--- START Records for this task ---

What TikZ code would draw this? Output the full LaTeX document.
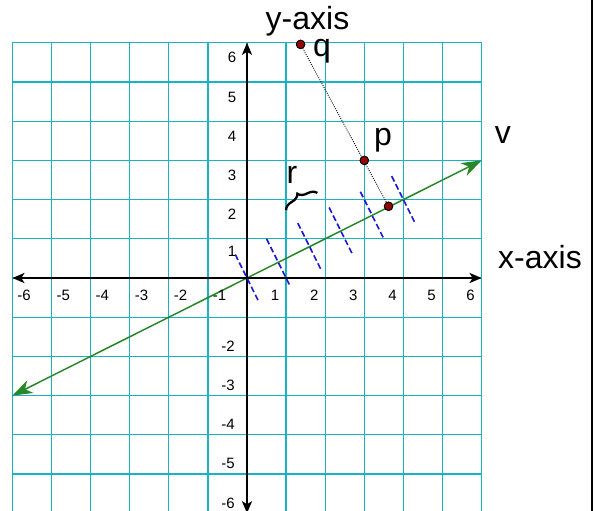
\documentclass[tikz,border=0pt]{standalone}
\usepackage{fontspec}
\setmainfont{Liberation Sans}
\usetikzlibrary{arrows.meta,decorations.pathreplacing,calc}
\definecolor{gridc}{RGB}{25,178,196}
\definecolor{vgreen}{RGB}{40,135,40}
\definecolor{tickblue}{RGB}{25,25,210}
\definecolor{dotred}{RGB}{150,0,0}
\begin{document}
\begin{tikzpicture}[x=39.1pt,y=39.2pt,
  big/.style={font=\fontsize{32}{32}\selectfont, anchor=base, inner sep=0pt},
  num/.style={font=\fontsize{15}{15}\selectfont, inner sep=0pt},
  dot/.style={circle, fill=dotred, draw=black, line width=0.8pt, minimum size=8.5pt, inner sep=0pt},
  tickl/.style={tickblue, line width=1.6pt, dash pattern=on 6pt off 3pt},
  axisl/.style={black, line width=2.6pt, {Stealth[length=12pt,width=10pt,inset=3pt]}-{Stealth[length=12pt,width=10pt,inset=3pt]}},
  vecl/.style={vgreen, line width=1.5pt, {Stealth[length=20pt,width=14pt,inset=6pt]}-{Stealth[length=20pt,width=14pt,inset=6pt]}},
  dotl/.style={black, line width=0.9pt, dash pattern=on 0.9pt off 1.3pt},
  bracel/.style={decorate, decoration={brace, amplitude=9pt}, line width=2.3pt},
  gridl/.style={gridc, line width=1.3pt}
]
\useasboundingbox (-6.317,-5.918) rectangle (8.900,7.092);
\clip (-6.317,-5.918) rectangle (8.900,7.092);
% grid
\foreach \i in {-6,...,6}{
  \draw[gridl] (\i,-6.5) -- (\i,6);
  \draw[gridl] (-6,\i) -- (6,\i);
}
% named points
\coordinate (O) at (0,0);
\coordinate (xl) at (-6,0);
\coordinate (xr) at (6,0);
\coordinate (yb) at (0,-6);
\coordinate (yt) at (0,6);
\coordinate (vs) at (-6,-3);
\coordinate (ve) at (6,3);
% vector v
\draw[vecl] (vs) -- (ve);
% axes
\draw[axisl] (xl) -- (xr);
\draw[axisl] (yb) -- (yt);
% perpendicular dashed ticks
\foreach \k in {0,...,5}{
  \coordinate (t\k) at ({0.8*\k},{0.4*\k});
  \draw[tickl] ($(t\k)+(-0.3,0.6)$) -- ($(t\k)+(0.31,-0.62)$);
}
% projection line and points
\node[dot] (q) at (1.37,5.96) {};
\node[dot] (p) at (3,3) {};
\node[dot] (pr) at (3.62,1.83) {};
\draw[dotl] (q) -- (pr);
\node[dot] at (q) {};
\node[dot] at (p) {};
\node[dot] at (pr) {};
% brace
\coordinate (b1) at (1.0,1.73);
\coordinate (b2) at (1.8,2.17);
\draw[bracel] (b1) -- (b2);
% big labels
\node[big] (ylab) at (1.547,6.327) {y-axis};
\node[big] (xlab) at (7.494,0.255) {x-axis};
\node[big] (vlab) at (6.547,3.436) {v};
\node[big] (plab) at (3.478,3.393) {p};
\node[big] (qlab) at (1.918,5.638) {q};
\node[big] (rlab) at (1.151,2.423) {r};
% tick numbers
\foreach \n in {1,...,6}{
  \node[num] (xp\n) at (\n-0.28,-0.434) {\n};
  \node[num] (xn\n) at (-\n+0.3,-0.434) {-\n};
}
\foreach \n in {2,...,6}{
  \node[num] (yp\n) at (-0.384,\n-0.383) {\n};
  \node[num] (yn\n) at (-0.486,-\n+0.26) {-\n};
}
\node[num] (yp1) at (-0.384,0.69) {1};
% right border
\draw[black, line width=2.5pt] (8.824,7.3) -- (8.824,-6.2);
\end{tikzpicture}
\end{document}
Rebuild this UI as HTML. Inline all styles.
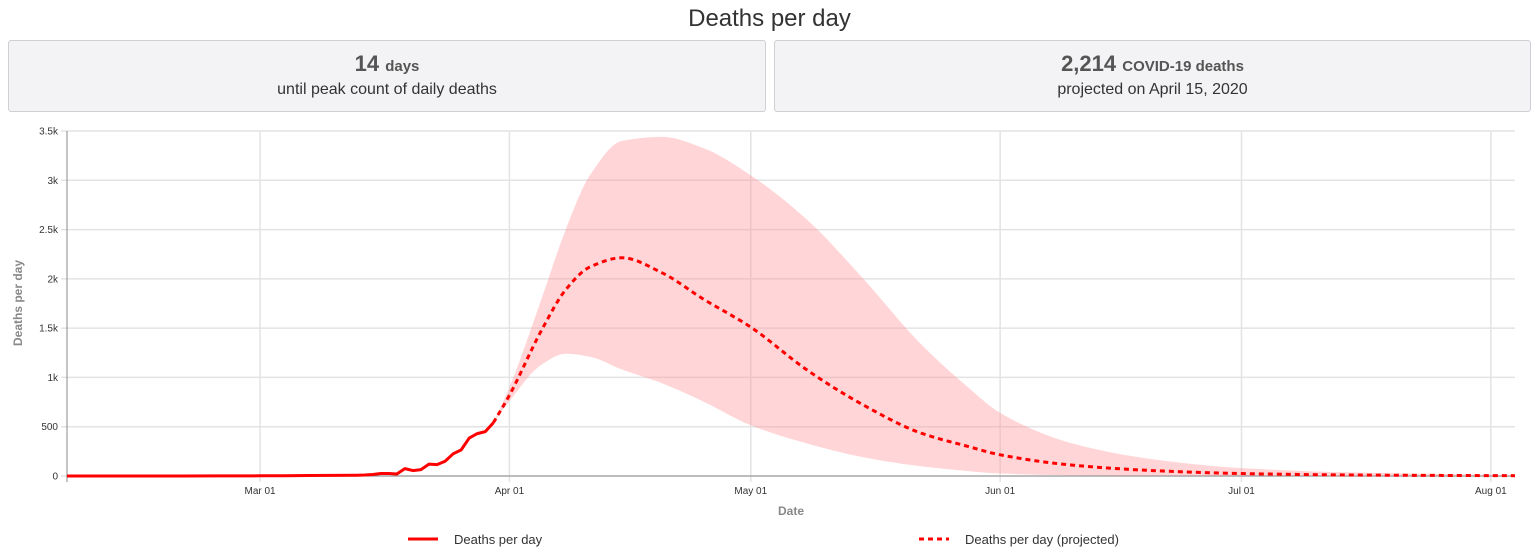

--- END Records for this task ---

> [Requirement] Can the entries above be repeated exactly, without their pictures?

> [Final answer]
What TikZ code would draw this? Output the full LaTeX document.
\documentclass[tikz,border=0pt]{standalone}
\usepackage{fontspec}
\setmainfont{Liberation Sans}
\usetikzlibrary{arrows.meta,decorations.pathreplacing,calc}
\definecolor{gridc}{RGB}{25,178,196}
\definecolor{vgreen}{RGB}{40,135,40}
\definecolor{tickblue}{RGB}{25,25,210}
\definecolor{dotred}{RGB}{150,0,0}
\begin{document}
\begin{tikzpicture}[x=39.1pt,y=39.2pt,
  big/.style={font=\fontsize{32}{32}\selectfont, anchor=base, inner sep=0pt},
  num/.style={font=\fontsize{15}{15}\selectfont, inner sep=0pt},
  dot/.style={circle, fill=dotred, draw=black, line width=0.8pt, minimum size=8.5pt, inner sep=0pt},
  tickl/.style={tickblue, line width=1.6pt, dash pattern=on 6pt off 3pt},
  axisl/.style={black, line width=2.6pt, {Stealth[length=12pt,width=10pt,inset=3pt]}-{Stealth[length=12pt,width=10pt,inset=3pt]}},
  vecl/.style={vgreen, line width=1.5pt, {Stealth[length=20pt,width=14pt,inset=6pt]}-{Stealth[length=20pt,width=14pt,inset=6pt]}},
  dotl/.style={black, line width=0.9pt, dash pattern=on 0.9pt off 1.3pt},
  bracel/.style={decorate, decoration={brace, amplitude=9pt}, line width=2.3pt},
  gridl/.style={gridc, line width=1.3pt}
]
\useasboundingbox (-6.317,-5.918) rectangle (8.900,7.092);
\clip (-6.317,-5.918) rectangle (8.900,7.092);
% grid
\foreach \i in {-6,...,6}{
  \draw[gridl] (\i,-6.5) -- (\i,6);
  \draw[gridl] (-6,\i) -- (6,\i);
}
% named points
\coordinate (O) at (0,0);
\coordinate (xl) at (-6,0);
\coordinate (xr) at (6,0);
\coordinate (yb) at (0,-6);
\coordinate (yt) at (0,6);
\coordinate (vs) at (-6,-3);
\coordinate (ve) at (6,3);
% vector v
\draw[vecl] (vs) -- (ve);
% axes
\draw[axisl] (xl) -- (xr);
\draw[axisl] (yb) -- (yt);
% perpendicular dashed ticks
\foreach \k in {0,...,5}{
  \coordinate (t\k) at ({0.8*\k},{0.4*\k});
  \draw[tickl] ($(t\k)+(-0.3,0.6)$) -- ($(t\k)+(0.31,-0.62)$);
}
% projection line and points
\node[dot] (q) at (1.37,5.96) {};
\node[dot] (p) at (3,3) {};
\node[dot] (pr) at (3.62,1.83) {};
\draw[dotl] (q) -- (pr);
\node[dot] at (q) {};
\node[dot] at (p) {};
\node[dot] at (pr) {};
% brace
\coordinate (b1) at (1.0,1.73);
\coordinate (b2) at (1.8,2.17);
\draw[bracel] (b1) -- (b2);
% big labels
\node[big] (ylab) at (1.547,6.327) {y-axis};
\node[big] (xlab) at (7.494,0.255) {x-axis};
\node[big] (vlab) at (6.547,3.436) {v};
\node[big] (plab) at (3.478,3.393) {p};
\node[big] (qlab) at (1.918,5.638) {q};
\node[big] (rlab) at (1.151,2.423) {r};
% tick numbers
\foreach \n in {1,...,6}{
  \node[num] (xp\n) at (\n-0.28,-0.434) {\n};
  \node[num] (xn\n) at (-\n+0.3,-0.434) {-\n};
}
\foreach \n in {2,...,6}{
  \node[num] (yp\n) at (-0.384,\n-0.383) {\n};
  \node[num] (yn\n) at (-0.486,-\n+0.26) {-\n};
}
\node[num] (yp1) at (-0.384,0.69) {1};
% right border
\draw[black, line width=2.5pt] (8.824,7.3) -- (8.824,-6.2);
\end{tikzpicture}
\end{document}
Rebuild this UI as HTML. Inline all styles.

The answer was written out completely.